Over the past few months, customers from across the nation have been facing major network blackouts caused by network and carrier disputes. Most recently, DirecTV dropped Nexstar affiliates, CBS O&O locals, and CBS in its entirety on DIRECTV NOW. Dish has dropped Meredith affiliates and had a 9 month battle with Univision which saw the channel go dark across Dish — and to ultimately never return to their streaming service Sling TV.
In April, PlayStation Vue dropped NESN from their streaming service, after having a lengthy dispute with Sinclair last year.
The bill was first introduced in 2013, then again in 2018 as the Next Generation Television Marketplace Act. It would protect consumers from experiencing broadcast blackouts when MVPDs and broadcasters fail to extend an agreement by requiring MVPDs carry a broadcast signal while the parties continue negotiations for up to 60 days. Parties are retroactively paid for their content aired during this time.

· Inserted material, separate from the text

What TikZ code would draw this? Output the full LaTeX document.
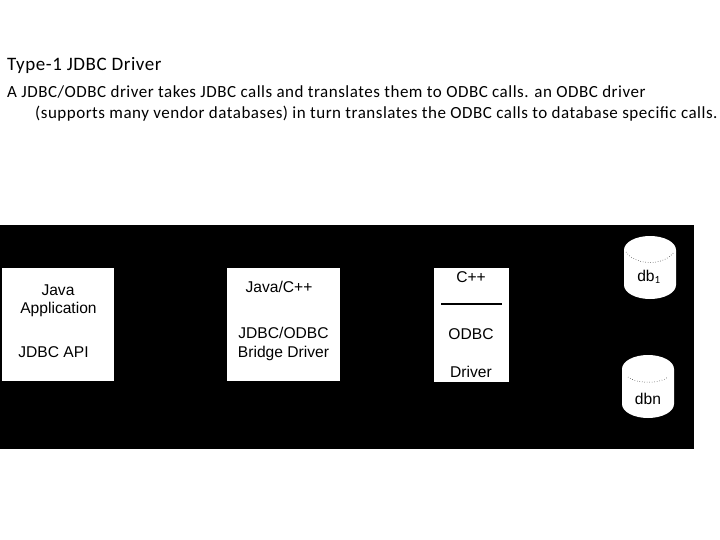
\documentclass[tikz,border=0pt]{standalone}
\usepackage{fontspec}
\setmainfont{Carlito}
\newfontfamily\diagfont{Liberation Sans}
\tikzset{
  px/.style={x=1pt,y=-1pt},
  whitebox/.style={fill=white,draw=none,inner sep=0pt,outer sep=0pt,anchor=north west},
  headtext/.style={anchor=base west,inner sep=0pt,font=\fontsize{19}{22}\addfontfeatures{LetterSpace=3}},
  bodytext/.style={anchor=base west,inner sep=0pt,font=\fontsize{17}{20}\addfontfeatures{LetterSpace=3}},
  boxtext/.style={anchor=base,inner sep=0pt,font=\diagfont\fontsize{15.6}{19}\selectfont},
  rim/.style={black,line width=0.5pt,dotted}
}
\newcommand{\dbdrum}[2]{% centre x, top y
  \fill[white] (#1-26,#2+14) arc[start angle=180,end angle=0,x radius=26pt,y radius=14pt]
    -- (#1+26,#2+49) arc[start angle=0,end angle=-180,x radius=26pt,y radius=14pt] -- cycle;
}
\begin{document}
\begin{tikzpicture}[px]
\useasboundingbox (0,0) rectangle (720,540);
\fill[white] (0,0) rectangle (720,540);
\fill[black] (0,225) rectangle (694,449);
\node[headtext] (title) at (7,71) {Type-1 JDBC Driver};
\node[bodytext] (l1) at (7,98) {A JDBC/ODBC driver takes JDBC calls and translates them to ODBC calls. an ODBC driver};
\node[bodytext] (l2) at (35,119) {(supports many vendor databases) in turn translates the ODBC calls to database specific calls.};
\node[whitebox,minimum width=112pt,minimum height=113pt] (app) at (2,268) {};
\node[whitebox,minimum width=113pt,minimum height=113pt] (bridge) at (227,268) {};
\node[whitebox,minimum width=75pt,minimum height=114pt] (odbc) at (434,268) {};
\node[boxtext] (t1) at (58,295) {Java};
\node[boxtext] (t2) at (58.5,313) {Application};
\node[boxtext] (t3) at (53.5,357) {JDBC API};
\node[boxtext] (t4) at (279,292) {Java/C++};
\node[boxtext] (t5) at (283.5,338) {JDBC/ODBC};
\node[boxtext] (t6) at (283.5,357) {Bridge Driver};
\node[boxtext] (t7) at (471,282) {C++};
\coordinate (sepl) at (441,304);
\coordinate (sepr) at (502,304);
\draw[black,line width=1.2pt] (sepl) -- (sepr);
\node[boxtext] (t8) at (471,339) {ODBC};
\node[boxtext] (t9) at (471,377) {Driver};
\dbdrum{650}{236}
\dbdrum{648}{355}
\draw[rim] (626,252) .. controls (636,266) and (664,266) .. (674,252);
\draw[rim] (628,377) .. controls (636,384) and (660,384) .. (668,377);
\node[boxtext] (t10) at (649,281) {db$_{\mathrm{1}}$};
\node[boxtext] (t11) at (648,404) {dbn};
\end{tikzpicture}
\end{document}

The Modern Television Act of 2019 also repeals retransmission consent, compulsory copyright licenses, and several other outdated statutory provisions and regulations, allowing free-market contract negotiations to happen under traditional copyright law. In the past, the bill hasn’t passed due to major opposition from broadcasters. However, given the multitude of blackouts that have occurred across major markets recently, it’ll be interesting to see if the bill passes this time around.